José Pablo Córdoba

Personal information
- Full name: José Pablo Córdoba Perez
- Date of birth: 10 December 1998 (age 27)
- Place of birth: Nicoya, Costa Rica
- Height: 1.78 m (5 ft 10 in)
- Positions: Midfielder; forward;

Team information
- Current team: Puntarenas FC
- Number: 90

Youth career
- 0000: Escuela Gamalotal

Senior career*
- Years: Team / Apps / (Gls)
- 0000–2019: Guanacasteca / 1 / (1)
- 2019-2021: Herediano / 0 / (0)
- 2019–2020: → La U Universitarios (loan) / 9 / (2)
- 2021–2025: Guanacasteca / 119 / (33)
- 2022: → Liberia (loan) / 5 / (7)
- 2025-: Puntarenas / 21 / (4)

= José Pablo Córdoba =

Costa Rican footballer (born 1998)

José Pablo Córdoba Perez (born 10 December 1998) is a Costa Rican professional footballer who plays for Puntarenas FC in the Liga FPD.

==Club career==
From Nicoya, Córdoba played the opening section of the 2019 Segunda División de Costa Rica with A.D. Guanacasteca.

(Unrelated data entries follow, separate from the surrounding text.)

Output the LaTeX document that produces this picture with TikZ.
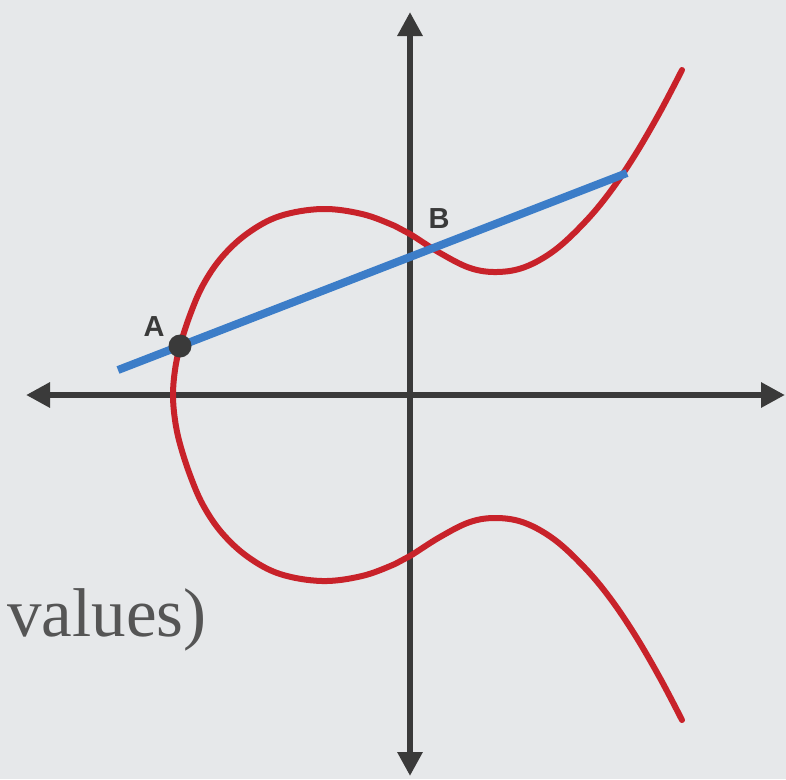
\documentclass[tikz,border=0pt]{standalone}
\usepackage{fontspec}
\setmainfont{Liberation Serif}
\newfontfamily\labfont{Liberation Sans}
\usetikzlibrary{arrows.meta}
\definecolor{bgc}{HTML}{E6E8EA}
\definecolor{axisc}{HTML}{3A3A3A}
\definecolor{curvec}{HTML}{C8222A}
\definecolor{linec}{HTML}{3C7DC8}
\definecolor{textc}{HTML}{555555}
\tikzset{
  axisline/.style={draw=axisc, line width=6pt, -{Triangle[length=24pt,width=24pt]}},
  curveline/.style={draw=curvec, line width=6pt, line cap=round},
  secant/.style={draw=linec, line width=8pt},
  ptlabel/.style={text=axisc, font=\labfont\bfseries\fontsize{29}{29}\selectfont, inner sep=0pt},
  dotpt/.style={circle, fill=axisc, minimum size=23pt, inner sep=0pt}
}
\begin{document}
\begin{tikzpicture}[x=1pt,y=-1pt]
\fill[bgc] (0,0) rectangle (786,779);
\useasboundingbox (0,0) rectangle (786,779);
\coordinate (O) at (410,395);
\coordinate (xl) at (26,395);
\coordinate (xr) at (785,395);
\coordinate (yt) at (410,12);
\coordinate (yb) at (410,776);
\draw[axisline] (O) -- (xl);
\draw[axisline] (O) -- (xr);
\draw[axisline] (O) -- (yt);
\draw[axisline] (O) -- (yb);
\draw[curveline] plot[smooth, tension=0.6] coordinates {
 (682,70) (660,112) (635,155) (610,192) (585,222) (555,250) (525,267) (497,272)
 (470,268) (440,253) (410,234) (395,226) (362,214) (322,209) (280,216) (248,233)
 (222,257) (203,285) (190,315) (180,346) (175,370) (173,395)
 (175,420) (180,444) (190,475) (203,505) (222,533) (248,557) (280,574) (322,581)
 (362,576) (395,564) (410,556) (440,537) (470,522) (497,518) (525,523) (555,540)
 (585,568) (610,598) (635,635) (660,678) (682,720)};
\coordinate (s1) at (118,370);
\coordinate (s2) at (627,173);
\draw[secant] (s1) -- (s2);
\node[dotpt] (A) at (180,346) {};
\node[ptlabel] (la) at (154,327) {A};
\node[ptlabel] (lb) at (439,219) {B};
\node[anchor=base west, inner sep=0pt, text=textc, font=\fontsize{69}{72}\selectfont] (vals) at (7,636) {values)};
\end{tikzpicture}
\end{document}
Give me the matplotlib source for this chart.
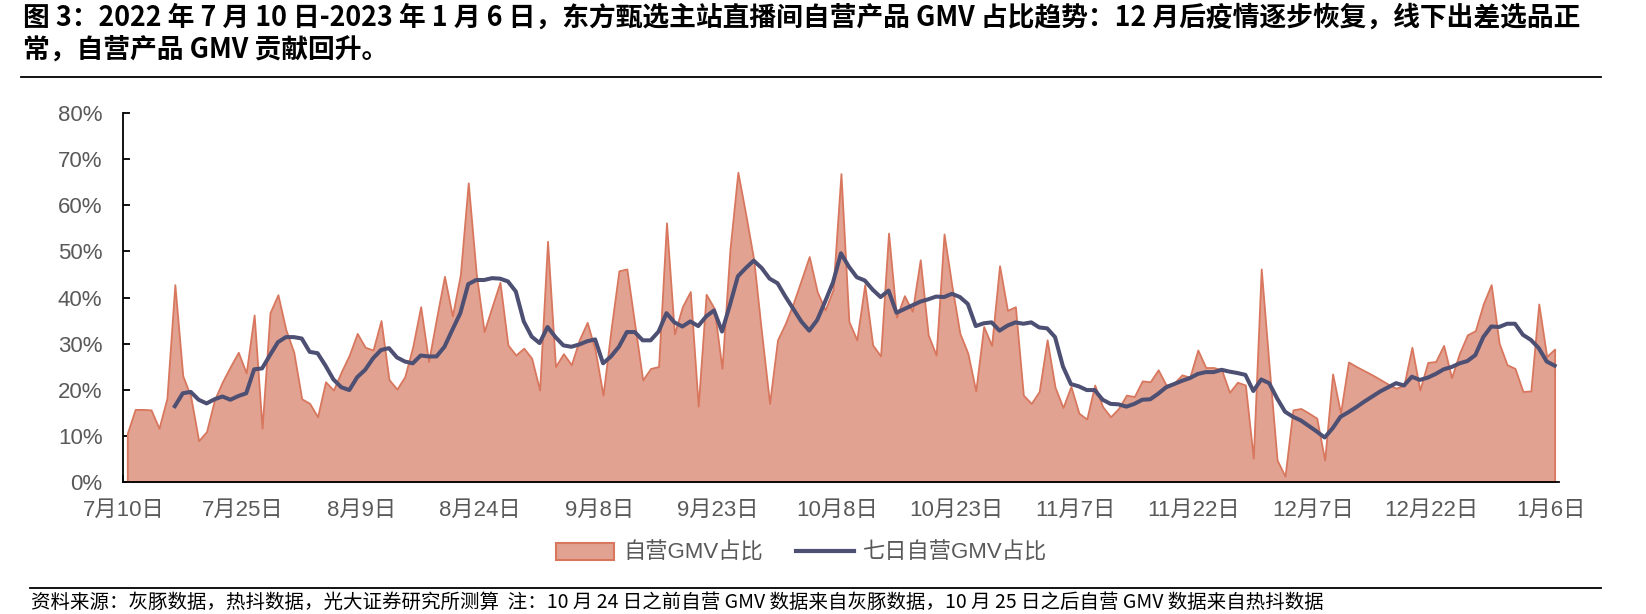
import numpy as np
import pandas as pd
import matplotlib
matplotlib.use('Agg')
from matplotlib import pyplot as plt
from matplotlib.patches import Patch
from matplotlib.lines import Line2D

plt.rcParams['font.family'] = ['Liberation Sans', 'Noto Sans CJK SC', 'DejaVu Sans']

# daily dates, 2022-07-10 .. 2023-01-06
dates = pd.date_range('2022-07-10', '2023-01-06', freq='D')

# 自营GMV占比 (%)
share = [
    10.5, 15.7, 15.7, 15.6, 11.6, 18.1, 42.8, 23.0, 18.5, 8.9,
    10.9, 17.8, 21.7, 25.0, 28.1, 23.6, 36.2, 11.6, 36.7, 40.6,
    33.0, 28.1, 18.0, 17.0, 14.1, 21.7, 19.9, 23.9, 27.5, 32.2,
    29.2, 28.6, 35.0, 22.2, 20.1, 22.8, 29.3, 38.0, 26.1, 35.5,
    44.6, 36.0, 44.9, 64.9, 45.3, 32.6, 38.0, 43.3, 29.7, 27.5,
    29.0, 26.8, 19.9, 52.2, 25.0, 27.8, 25.4, 30.8, 34.6, 28.6,
    18.8, 33.0, 45.8, 46.2, 34.1, 22.1, 24.6, 25.0, 56.2, 32.1,
    38.0, 41.3, 16.4, 40.7, 37.7, 24.6, 50.4, 67.2, 58.0, 48.2,
    32.2, 17.0, 30.8, 34.4, 38.8, 43.8, 48.9, 41.3, 37.3, 41.7,
    66.9, 34.8, 30.8, 42.8, 29.7, 27.3, 54.0, 35.7, 40.4, 37.0,
    48.2, 31.9, 27.5, 53.8, 42.4, 32.2, 27.9, 19.7, 33.7, 29.6,
    46.9, 37.2, 38.0, 18.8, 17.0, 19.6, 30.8, 20.5, 16.1, 20.7,
    14.9, 13.6, 21.0, 16.3, 14.1, 15.9, 18.8, 18.5, 21.9, 21.7,
    24.3, 21.0, 21.4, 23.2, 22.7, 28.6, 24.8, 24.8, 24.3, 19.4,
    21.6, 21.0, 5.1, 46.2, 25.0, 4.7, 1.2, 15.6, 15.9, 14.9,
    13.8, 4.7, 23.4, 14.9, 26.0, 25.0, 24.1, 23.2, 22.2, 21.2,
    20.3, 21.0, 29.2, 19.9, 25.9, 26.1, 29.6, 22.6, 27.9, 31.9,
    32.8, 38.6, 42.8, 30.1, 25.4, 24.6, 19.6, 19.7, 38.6, 27.2,
    28.8,
]

# 七日自营GMV占比 (%), starts on day 7
share_7d = [np.nan] * 6 + [
    16.4, 19.2, 19.5, 17.8, 17.0, 17.9, 18.5, 17.8, 18.6, 19.2,
    24.4, 24.6, 27.5, 30.3, 31.4, 31.4, 31.1, 28.2, 27.9, 25.2,
    22.2, 20.5, 19.9, 22.7, 24.3, 26.8, 28.6, 29.0, 27.0, 26.1,
    25.7, 27.4, 27.2, 27.2, 29.3, 33.0, 36.6, 42.9, 43.8, 43.8,
    44.2, 44.1, 43.5, 41.3, 34.8, 31.5, 30.1, 33.6, 31.4, 29.6,
    29.3, 29.8, 30.5, 30.9, 25.7, 27.2, 29.3, 32.5, 32.5, 30.7,
    30.7, 32.6, 36.6, 34.6, 33.7, 34.8, 33.8, 35.9, 37.2, 32.6,
    38.4, 44.6, 46.4, 48.0, 46.4, 44.1, 43.1, 40.2, 37.5, 34.8,
    32.8, 35.1, 39.1, 43.3, 49.6, 46.7, 44.4, 43.7, 41.7, 40.1,
    41.5, 36.7, 37.5, 38.3, 39.1, 39.6, 40.2, 40.1, 40.8, 40.1,
    38.6, 33.8, 34.4, 34.6, 32.8, 33.9, 34.6, 34.3, 34.6, 33.5,
    33.3, 31.4, 25.0, 21.2, 20.7, 19.9, 19.9, 17.8, 16.9, 16.8,
    16.3, 16.9, 17.8, 17.9, 19.1, 20.5, 21.2, 21.9, 22.5, 23.4,
    23.8, 23.8, 24.3, 23.9, 23.6, 23.2, 19.7, 22.2, 21.4, 18.1,
    15.2, 14.1, 13.3, 12.1, 10.9, 9.6, 11.6, 14.1, 15.1, 16.2,
    17.4, 18.5, 19.6, 20.5, 21.4, 20.9, 22.8, 22.1, 22.6, 23.4,
    24.4, 24.9, 25.7, 26.2, 27.5, 31.4, 33.7, 33.6, 34.3, 34.3,
    31.9, 30.8, 29.0, 26.1, 25.2,
]

tick_dates = ['2022-07-10', '2022-07-25', '2022-08-09', '2022-08-24', '2022-09-08',
              '2022-09-23', '2022-10-08', '2022-10-23', '2022-11-07', '2022-11-22',
              '2022-12-07', '2022-12-22', '2023-01-06']
tick_labels = ['7月10日', '7月25日', '8月9日', '8月24日', '9月8日', '9月23日', '10月8日',
               '10月23日', '11月7日', '11月22日', '12月7日', '12月22日', '1月6日']

fill_c = '#E1A291'
edge_c = '#D8775E'
line_c = '#4D4F73'
gray = '#595959'

fig = plt.figure(figsize=(16.46, 6.14), dpi=100)
ax = fig.add_axes([123.3 / 1646, 132.3 / 614, 1435.3 / 1646, 368.4 / 614])

# points sit in the middle of each day's slot
x = dates + pd.Timedelta(hours=12)
y1 = np.array(share) / 100
y2 = np.array(share_7d) / 100
ax.fill_between(x, 0, y1, facecolor=fill_c, edgecolor=edge_c, lw=1.3, zorder=2)
ax.plot(x, y2, color=line_c, lw=2.9, solid_joinstyle='round', zorder=3)

ax.set_xlim(pd.Timestamp('2022-07-10'), pd.Timestamp('2023-01-07'))
ax.set_ylim(0, 0.8)
ax.set_yticks(np.arange(0, 0.81, 0.1))
ax.set_yticklabels([f'{int(round(v * 100))}%' for v in np.arange(0, 0.81, 0.1)])
ax.set_xticks(pd.to_datetime(tick_dates))
ax.set_xticklabels(tick_labels)

for s in ['top', 'right']:
    ax.spines[s].set_visible(False)
for s in ['left', 'bottom']:
    ax.spines[s].set_linewidth(1.3)
    ax.spines[s].set_zorder(4)
ax.tick_params(direction='in', length=5, width=1.3, labelsize=16, labelcolor=gray)
ax.tick_params(axis='y', pad=15)
ax.tick_params(axis='x', pad=13)

handles = [Patch(facecolor=fill_c, edgecolor=edge_c, lw=1.5),
           Line2D([0], [0], color=line_c, lw=3)]
fig.legend(handles, ['自营GMV占比', '七日自营GMV占比'], loc='center',
           bbox_to_anchor=(0.487, 0.099), ncol=2, frameon=False, fontsize=16,
           labelcolor=gray, handlelength=2.6, handleheight=0.8, columnspacing=1.5,
           handletextpad=0.4)

title_font = ['Noto Sans CJK SC', 'DejaVu Sans']
fig.text(23 / 1646, 1 - 18 / 614,
         '图 3：2022 年 7 月 10 日-2023 年 1 月 6 日，东方甄选主站直播间自营产品 GMV 占比趋势：12 月后疫情逐步恢复，线下出差选品正',
         family=title_font, fontweight='bold', fontsize=19.3, va='center', ha='left')
fig.text(23 / 1646, 1 - 50 / 614, '常，自营产品 GMV 贡献回升。',
         family=title_font, fontweight='bold', fontsize=19.3, va='center', ha='left')
fig.add_artist(Line2D([21 / 1646, 1601 / 1646], [1 - 77 / 614] * 2, color='black', lw=1.3))
fig.add_artist(Line2D([30 / 1646, 1601 / 1646], [1 - 588 / 614] * 2, color='black', lw=1.3))
fig.text(31 / 1646, 1 - 602 / 614,
         '资料来源：灰豚数据，热抖数据，光大证券研究所测算  注：10 月 24 日之前自营 GMV 数据来自灰豚数据，10 月 25 日之后自营 GMV 数据来自热抖数据',
         family=title_font, fontsize=14, va='center', ha='left')

fig.savefig('out.png', dpi=100)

He signed for C.S. Herediano in March 2019, but didn't establish a first team place and joined La U Universitarios on loan. He rejoined Guanacasteca and won promotion to the Liga FPD in May 2021. After a brief loan to A.D. Municipal Liberia under his former boss Minor Díaz in which he scored three goals in as many games, Córdoba struck a run of form during Clausura 2023, which led him to be the team's top scorer with six goals to move the club from the bottom of the table.

==International career==
In March 2023 he was called up to the Costa Rica national football team for the first time.